2014: l'année cruciale

«Fantastique!» C'est le mot qu'emploie Elisabeth Benjamin pour qualifier l'impact de la réforme du système de santé américain depuis son entrée en vigueur. La vice-présidente de Health Initiatives, un organisme new-yorkais qui milite en faveur d'une couverture médicale universelle, ne fait pas seulement référence aux changements dont ont pu profiter de nombreuses familles américaines comme les Soeth et les Owens.

Elle parle également des services de prévention tels que les mammographies et les colonoscopies, qui sont désormais gratuits, et des règles qui obligent les compagnies d'assurance maladie à une plus grande transparence concernant leurs opérations.

«Cela représente un excellent premier pas», dit-elle.

Et pourtant, la réforme du système de santé n'a jamais été aussi impopulaire aux États-Unis. Seulement 34% des Américains en ont une opinion favorable, selon un sondage publié la semaine dernière par la Fondation de la famille Kaiser.
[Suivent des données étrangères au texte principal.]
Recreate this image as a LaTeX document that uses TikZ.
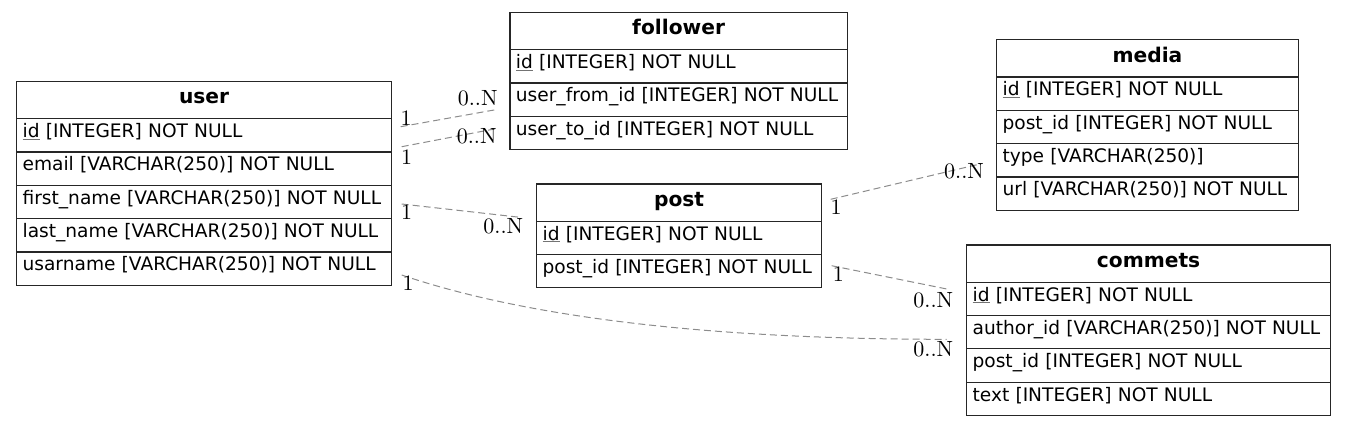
\documentclass[tikz,border=0pt]{standalone}
\usepackage{fontspec}
\newfontfamily\dejavu{DejaVu Sans}
\newfontfamily\lmten{lmroman10-regular.otf}
\usetikzlibrary{calc}
\newlength\pkw
\newcommand{\pkey}[1]{\settowidth{\pkw}{#1}\rlap{\textcolor{black!55}{\rule[-2.2pt]{\pkw}{1.1pt}}}#1}
\tikzset{
 tbl/.style={draw=black!85, line width=1.2pt, anchor=north west, inner xsep=6pt, inner ysep=0pt, align=left, font=\dejavu\fontsize{18.6}{22}\selectfont},
 tabtitle/.style={tbl, align=center, minimum height=37.3pt, text height=14pt, text depth=6pt, font=\dejavu\bfseries\fontsize{20.2}{24}\selectfont},
 tabrow/.style={tbl, minimum height=33.33pt, text height=13pt, text depth=8.4pt},
 rel/.style={draw=black!45, line width=1pt, dash pattern=on 7pt off 4pt},
 card/.style={inner sep=0pt, font=\lmten\fontsize{22}{24}\selectfont},
}
\begin{document}
\begin{tikzpicture}[x=1pt,y=-1pt]
\useasboundingbox (0,0) rectangle (1345,426);
% user
\node[tabtitle, text width=363pt] (user) at (16,80.7) {user};
\node[tabrow, text width=363pt] (user-1) at (16,118) {\pkey{id} [INTEGER] NOT NULL};
\node[tabrow, text width=363pt] (user-2) at (16,151.33) {email [VARCHAR(250)] NOT NULL};
\node[tabrow, text width=363pt] (user-3) at (16,184.67) {first\_name [VARCHAR(250)] NOT NULL};
\node[tabrow, text width=363pt] (user-4) at (16,218) {last\_name [VARCHAR(250)] NOT NULL};
\node[tabrow, text width=363pt] (user-5) at (16,251.33) {usarname [VARCHAR(250)] NOT NULL};
% follower
\node[tabtitle, text width=325.4pt] (follower) at (509.3,11.7) {follower};
\node[tabrow, text width=325.4pt] (follower-1) at (509.3,49) {\pkey{id} [INTEGER] NOT NULL};
\node[tabrow, text width=325.4pt] (follower-2) at (509.3,82.33) {user\_from\_id [INTEGER] NOT NULL};
\node[tabrow, text width=325.4pt] (follower-3) at (509.3,115.67) {user\_to\_id [INTEGER] NOT NULL};
% post
\node[tabtitle, text width=273pt] (post) at (536,183.3) {post};
\node[tabrow, text width=273pt] (post-1) at (536,220.6) {\pkey{id} [INTEGER] NOT NULL};
\node[tabrow, text width=273pt] (post-2) at (536,253.93) {post\_id [INTEGER] NOT NULL};
% media
\node[tabtitle, text width=289.7pt] (media) at (996,39) {media};
\node[tabrow, text width=289.7pt] (media-1) at (996,76.3) {\pkey{id} [INTEGER] NOT NULL};
\node[tabrow, text width=289.7pt] (media-2) at (996,109.63) {post\_id [INTEGER] NOT NULL};
\node[tabrow, text width=289.7pt] (media-3) at (996,142.97) {type [VARCHAR(250)]};
\node[tabrow, text width=289.7pt] (media-4) at (996,176.3) {url [VARCHAR(250)] NOT NULL};
% commets
\node[tabtitle, text width=352pt] (commets) at (966,244.3) {commets};
\node[tabrow, text width=352pt] (commets-1) at (966,281.6) {\pkey{id} [INTEGER] NOT NULL};
\node[tabrow, text width=352pt] (commets-2) at (966,314.93) {author\_id [VARCHAR(250)] NOT NULL};
\node[tabrow, text width=352pt] (commets-3) at (966,348.27) {post\_id [INTEGER] NOT NULL};
\node[tabrow, text width=352pt] (commets-4) at (966,381.6) {text [INTEGER] NOT NULL};
% connector end points
\coordinate (e1s) at (400.7,126.7); \coordinate (e1t) at (498,109.3);
\coordinate (e2s) at (401.7,146.7); \coordinate (e2t) at (498,128.3);
\coordinate (e3s) at (401.7,204);   \coordinate (e3t) at (520,217.3);
\coordinate (e4s) at (830.7,199.3); \coordinate (e4t) at (980,164);
\coordinate (e5s) at (831.7,265.7); \coordinate (e5t) at (948.3,289.3);
\coordinate (e6s) at (401.7,275);   \coordinate (e6t) at (946.7,339.3);
\draw[rel] (e1s) -- (e1t);
\draw[rel] (e2s) -- (e2t);
\draw[rel] (e3s) -- (e3t);
\draw[rel] (e4s) -- (e4t);
\draw[rel] (e5s) -- (e5t);
\draw[rel] (e6s) .. controls (490,305) and (650,339.3) .. (e6t);
% cardinalities
\node[card] (c1a) at (406,118) {1};
\node[card] (c1b) at (477.7,98.3) {0..N};
\node[card] (c2a) at (406.7,156.7) {1};
\node[card] (c2b) at (476.7,136) {0..N};
\node[card] (c3a) at (406.7,212.3) {1};
\node[card] (c3b) at (503.3,226.7) {0..N};
\node[card] (c4a) at (836,207.3) {1};
\node[card] (c4b) at (964,171.7) {0..N};
\node[card] (c5a) at (838.3,274.3) {1};
\node[card] (c5b) at (933.3,300) {0..N};
\node[card] (c6a) at (408,283.6) {1};
\node[card] (c6b) at (933.3,349) {0..N};
\end{tikzpicture}
\end{document}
Divers facteurs peuvent expliquer cette impopularité, selon la Fondation, qui relève notamment les critiques soutenues des prétendants républicains à la présidence contre la réforme. Ceux-ci promettent tous de l'abroger, dénonçant en particulier l'obligation qui sera faite à presque tous les Américains, à partir de 2014, de souscrire à une assurance maladie. Cette obligation coïncidera avec une autre partie clé de la réforme, à savoir la mise en place d'un «Insurance Exchange», un système proposant des plans de couverture médicale qui seront subventionnés par le gouvernement fédéral.

D'ici là, cependant, l'avenir de la réforme du système de santé pourrait se jouer devant la Cour suprême des États-Unis.

En attendant, Elisabeth Benjamin refuse d'accorder quelque mérite aux résultats du sondage de la Fondation de la famille Kaiser.

«La réforme est encore trop vague pour les gens, dit-elle. Mais quand on leur demande s'ils sont d'accord pour que les enfants puissent jouir de la couverture médicale de leurs parents jusqu'à 26 ans, la réponse est presque unanimement positive. La réponse est la même pour les autres aspects de la réforme qui sont déjà en place. Cela dit, si les gens continuent à ne pas aimer la réforme en 2015 ou 2016, nous avons un problème.»